• Task
Write out the entire listing below exactly as it appears, minus any pictures.

• Collected material
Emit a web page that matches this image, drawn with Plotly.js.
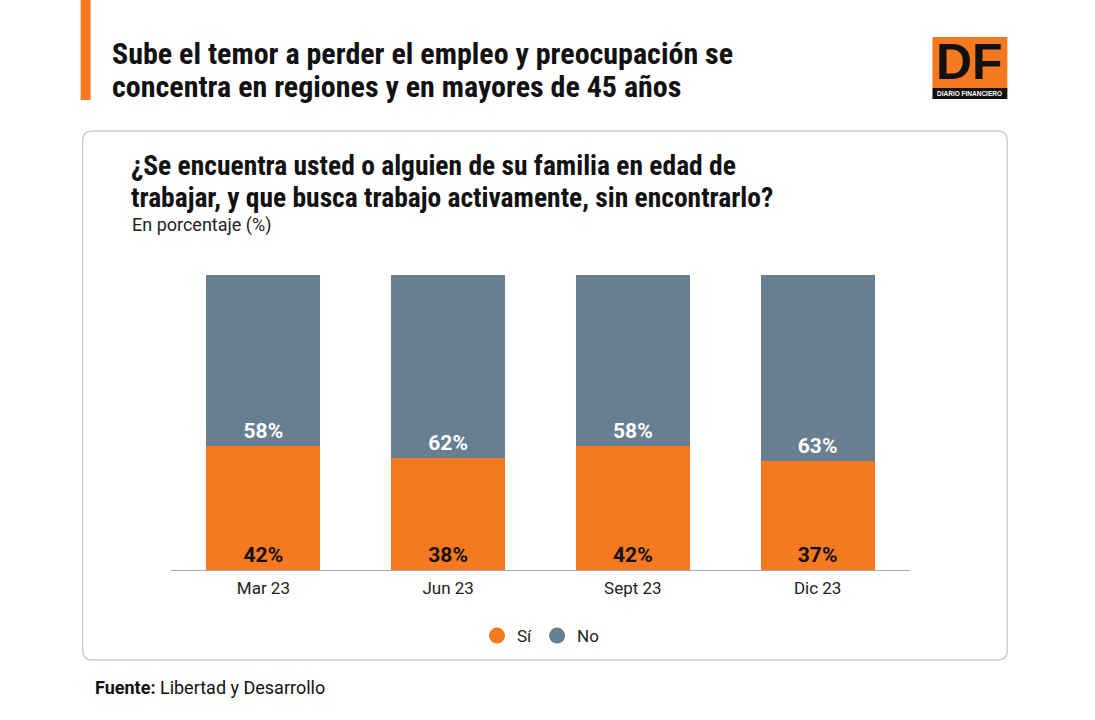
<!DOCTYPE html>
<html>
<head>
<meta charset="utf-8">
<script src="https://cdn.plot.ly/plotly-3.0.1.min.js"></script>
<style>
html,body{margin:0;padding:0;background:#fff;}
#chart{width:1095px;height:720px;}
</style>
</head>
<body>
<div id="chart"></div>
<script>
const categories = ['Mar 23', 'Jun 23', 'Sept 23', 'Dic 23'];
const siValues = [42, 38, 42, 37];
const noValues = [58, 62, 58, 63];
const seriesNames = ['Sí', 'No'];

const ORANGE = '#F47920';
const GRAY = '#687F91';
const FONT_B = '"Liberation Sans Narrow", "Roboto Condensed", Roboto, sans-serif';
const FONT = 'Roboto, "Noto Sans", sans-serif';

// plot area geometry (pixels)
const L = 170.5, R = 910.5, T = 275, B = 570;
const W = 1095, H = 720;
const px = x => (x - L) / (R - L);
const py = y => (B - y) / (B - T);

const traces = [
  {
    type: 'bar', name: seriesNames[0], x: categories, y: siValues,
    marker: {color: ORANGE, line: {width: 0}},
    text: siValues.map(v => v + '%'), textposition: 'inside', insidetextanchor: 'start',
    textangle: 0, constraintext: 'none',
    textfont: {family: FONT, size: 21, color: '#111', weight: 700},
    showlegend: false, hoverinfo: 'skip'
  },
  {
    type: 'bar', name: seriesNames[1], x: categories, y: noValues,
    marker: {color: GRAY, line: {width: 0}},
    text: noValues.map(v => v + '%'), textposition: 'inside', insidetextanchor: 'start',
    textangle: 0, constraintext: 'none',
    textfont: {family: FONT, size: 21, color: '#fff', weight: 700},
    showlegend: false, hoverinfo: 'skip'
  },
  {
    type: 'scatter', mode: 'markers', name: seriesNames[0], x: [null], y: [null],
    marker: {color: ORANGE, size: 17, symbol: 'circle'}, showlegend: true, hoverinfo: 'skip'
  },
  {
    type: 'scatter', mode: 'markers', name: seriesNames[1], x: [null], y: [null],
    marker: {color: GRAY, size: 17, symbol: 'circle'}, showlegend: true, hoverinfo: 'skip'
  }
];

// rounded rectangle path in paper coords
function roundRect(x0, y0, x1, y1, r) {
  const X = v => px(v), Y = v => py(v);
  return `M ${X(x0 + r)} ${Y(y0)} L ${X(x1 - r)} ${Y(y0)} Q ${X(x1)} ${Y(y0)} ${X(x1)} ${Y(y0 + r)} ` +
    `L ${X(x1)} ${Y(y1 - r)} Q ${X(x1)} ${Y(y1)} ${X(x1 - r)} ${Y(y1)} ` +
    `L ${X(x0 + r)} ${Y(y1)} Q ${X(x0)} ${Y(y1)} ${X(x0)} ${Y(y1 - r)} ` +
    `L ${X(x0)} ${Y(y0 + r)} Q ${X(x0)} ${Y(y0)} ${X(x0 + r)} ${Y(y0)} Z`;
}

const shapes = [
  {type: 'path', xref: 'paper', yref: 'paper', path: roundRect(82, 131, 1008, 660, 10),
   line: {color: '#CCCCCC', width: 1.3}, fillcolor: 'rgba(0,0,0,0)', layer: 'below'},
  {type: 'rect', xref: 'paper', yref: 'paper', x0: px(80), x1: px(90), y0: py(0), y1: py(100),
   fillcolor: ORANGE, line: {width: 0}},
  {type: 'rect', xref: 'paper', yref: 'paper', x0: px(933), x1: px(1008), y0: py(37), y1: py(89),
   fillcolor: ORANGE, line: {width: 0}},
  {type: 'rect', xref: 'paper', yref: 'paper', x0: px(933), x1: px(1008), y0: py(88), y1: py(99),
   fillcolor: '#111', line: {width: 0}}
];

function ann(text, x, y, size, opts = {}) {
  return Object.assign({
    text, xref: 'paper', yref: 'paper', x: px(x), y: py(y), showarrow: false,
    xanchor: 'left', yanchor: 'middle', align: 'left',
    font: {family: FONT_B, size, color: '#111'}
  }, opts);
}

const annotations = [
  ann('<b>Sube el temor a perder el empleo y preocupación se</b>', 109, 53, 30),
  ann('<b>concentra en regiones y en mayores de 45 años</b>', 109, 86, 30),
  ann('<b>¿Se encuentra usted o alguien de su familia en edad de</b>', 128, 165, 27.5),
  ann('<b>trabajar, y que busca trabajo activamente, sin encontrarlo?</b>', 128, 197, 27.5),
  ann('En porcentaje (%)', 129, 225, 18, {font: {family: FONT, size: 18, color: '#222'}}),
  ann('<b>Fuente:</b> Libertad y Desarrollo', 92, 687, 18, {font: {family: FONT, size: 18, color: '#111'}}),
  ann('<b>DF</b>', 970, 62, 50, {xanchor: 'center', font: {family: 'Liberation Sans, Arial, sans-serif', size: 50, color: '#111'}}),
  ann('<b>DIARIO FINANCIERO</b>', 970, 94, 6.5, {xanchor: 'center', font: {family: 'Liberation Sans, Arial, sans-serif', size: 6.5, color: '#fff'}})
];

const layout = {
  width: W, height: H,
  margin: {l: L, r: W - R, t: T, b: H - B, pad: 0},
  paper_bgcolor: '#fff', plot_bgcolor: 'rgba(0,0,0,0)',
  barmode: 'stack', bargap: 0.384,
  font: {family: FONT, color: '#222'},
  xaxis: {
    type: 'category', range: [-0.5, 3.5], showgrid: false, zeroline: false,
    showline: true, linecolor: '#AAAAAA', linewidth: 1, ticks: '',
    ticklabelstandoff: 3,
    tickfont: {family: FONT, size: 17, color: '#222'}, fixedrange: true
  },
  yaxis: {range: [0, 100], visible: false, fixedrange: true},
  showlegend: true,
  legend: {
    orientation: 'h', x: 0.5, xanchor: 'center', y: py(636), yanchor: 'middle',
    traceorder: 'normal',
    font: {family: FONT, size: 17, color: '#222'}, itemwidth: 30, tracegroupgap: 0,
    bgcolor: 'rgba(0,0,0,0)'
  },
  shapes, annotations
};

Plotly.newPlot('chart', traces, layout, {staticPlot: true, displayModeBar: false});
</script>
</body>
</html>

• Output below
Emit a web page that matches this image, drawn with Plotly.js.
<!DOCTYPE html>
<html>
<head>
<meta charset="utf-8">
<script src="https://cdn.plot.ly/plotly-3.0.1.min.js"></script>
<style>
html,body{margin:0;padding:0;background:#fff;}
#chart{width:1095px;height:720px;}
</style>
</head>
<body>
<div id="chart"></div>
<script>
const categories = ['Mar 23', 'Jun 23', 'Sept 23', 'Dic 23'];
const siValues = [42, 38, 42, 37];
const noValues = [58, 62, 58, 63];
const seriesNames = ['Sí', 'No'];

const ORANGE = '#F47920';
const GRAY = '#687F91';
const FONT_B = '"Liberation Sans Narrow", "Roboto Condensed", Roboto, sans-serif';
const FONT = 'Roboto, "Noto Sans", sans-serif';

// plot area geometry (pixels)
const L = 170.5, R = 910.5, T = 275, B = 570;
const W = 1095, H = 720;
const px = x => (x - L) / (R - L);
const py = y => (B - y) / (B - T);

const traces = [
  {
    type: 'bar', name: seriesNames[0], x: categories, y: siValues,
    marker: {color: ORANGE, line: {width: 0}},
    text: siValues.map(v => v + '%'), textposition: 'inside', insidetextanchor: 'start',
    textangle: 0, constraintext: 'none',
    textfont: {family: FONT, size: 21, color: '#111', weight: 700},
    showlegend: false, hoverinfo: 'skip'
  },
  {
    type: 'bar', name: seriesNames[1], x: categories, y: noValues,
    marker: {color: GRAY, line: {width: 0}},
    text: noValues.map(v => v + '%'), textposition: 'inside', insidetextanchor: 'start',
    textangle: 0, constraintext: 'none',
    textfont: {family: FONT, size: 21, color: '#fff', weight: 700},
    showlegend: false, hoverinfo: 'skip'
  },
  {
    type: 'scatter', mode: 'markers', name: seriesNames[0], x: [null], y: [null],
    marker: {color: ORANGE, size: 17, symbol: 'circle'}, showlegend: true, hoverinfo: 'skip'
  },
  {
    type: 'scatter', mode: 'markers', name: seriesNames[1], x: [null], y: [null],
    marker: {color: GRAY, size: 17, symbol: 'circle'}, showlegend: true, hoverinfo: 'skip'
  }
];

// rounded rectangle path in paper coords
function roundRect(x0, y0, x1, y1, r) {
  const X = v => px(v), Y = v => py(v);
  return `M ${X(x0 + r)} ${Y(y0)} L ${X(x1 - r)} ${Y(y0)} Q ${X(x1)} ${Y(y0)} ${X(x1)} ${Y(y0 + r)} ` +
    `L ${X(x1)} ${Y(y1 - r)} Q ${X(x1)} ${Y(y1)} ${X(x1 - r)} ${Y(y1)} ` +
    `L ${X(x0 + r)} ${Y(y1)} Q ${X(x0)} ${Y(y1)} ${X(x0)} ${Y(y1 - r)} ` +
    `L ${X(x0)} ${Y(y0 + r)} Q ${X(x0)} ${Y(y0)} ${X(x0 + r)} ${Y(y0)} Z`;
}

const shapes = [
  {type: 'path', xref: 'paper', yref: 'paper', path: roundRect(82, 131, 1008, 660, 10),
   line: {color: '#CCCCCC', width: 1.3}, fillcolor: 'rgba(0,0,0,0)', layer: 'below'},
  {type: 'rect', xref: 'paper', yref: 'paper', x0: px(80), x1: px(90), y0: py(0), y1: py(100),
   fillcolor: ORANGE, line: {width: 0}},
  {type: 'rect', xref: 'paper', yref: 'paper', x0: px(933), x1: px(1008), y0: py(37), y1: py(89),
   fillcolor: ORANGE, line: {width: 0}},
  {type: 'rect', xref: 'paper', yref: 'paper', x0: px(933), x1: px(1008), y0: py(88), y1: py(99),
   fillcolor: '#111', line: {width: 0}}
];

function ann(text, x, y, size, opts = {}) {
  return Object.assign({
    text, xref: 'paper', yref: 'paper', x: px(x), y: py(y), showarrow: false,
    xanchor: 'left', yanchor: 'middle', align: 'left',
    font: {family: FONT_B, size, color: '#111'}
  }, opts);
}

const annotations = [
  ann('<b>Sube el temor a perder el empleo y preocupación se</b>', 109, 53, 30),
  ann('<b>concentra en regiones y en mayores de 45 años</b>', 109, 86, 30),
  ann('<b>¿Se encuentra usted o alguien de su familia en edad de</b>', 128, 165, 27.5),
  ann('<b>trabajar, y que busca trabajo activamente, sin encontrarlo?</b>', 128, 197, 27.5),
  ann('En porcentaje (%)', 129, 225, 18, {font: {family: FONT, size: 18, color: '#222'}}),
  ann('<b>Fuente:</b> Libertad y Desarrollo', 92, 687, 18, {font: {family: FONT, size: 18, color: '#111'}}),
  ann('<b>DF</b>', 970, 62, 50, {xanchor: 'center', font: {family: 'Liberation Sans, Arial, sans-serif', size: 50, color: '#111'}}),
  ann('<b>DIARIO FINANCIERO</b>', 970, 94, 6.5, {xanchor: 'center', font: {family: 'Liberation Sans, Arial, sans-serif', size: 6.5, color: '#fff'}})
];

const layout = {
  width: W, height: H,
  margin: {l: L, r: W - R, t: T, b: H - B, pad: 0},
  paper_bgcolor: '#fff', plot_bgcolor: 'rgba(0,0,0,0)',
  barmode: 'stack', bargap: 0.384,
  font: {family: FONT, color: '#222'},
  xaxis: {
    type: 'category', range: [-0.5, 3.5], showgrid: false, zeroline: false,
    showline: true, linecolor: '#AAAAAA', linewidth: 1, ticks: '',
    ticklabelstandoff: 3,
    tickfont: {family: FONT, size: 17, color: '#222'}, fixedrange: true
  },
  yaxis: {range: [0, 100], visible: false, fixedrange: true},
  showlegend: true,
  legend: {
    orientation: 'h', x: 0.5, xanchor: 'center', y: py(636), yanchor: 'middle',
    traceorder: 'normal',
    font: {family: FONT, size: 17, color: '#222'}, itemwidth: 30, tracegroupgap: 0,
    bgcolor: 'rgba(0,0,0,0)'
  },
  shapes, annotations
};

Plotly.newPlot('chart', traces, layout, {staticPlot: true, displayModeBar: false});
</script>
</body>
</html>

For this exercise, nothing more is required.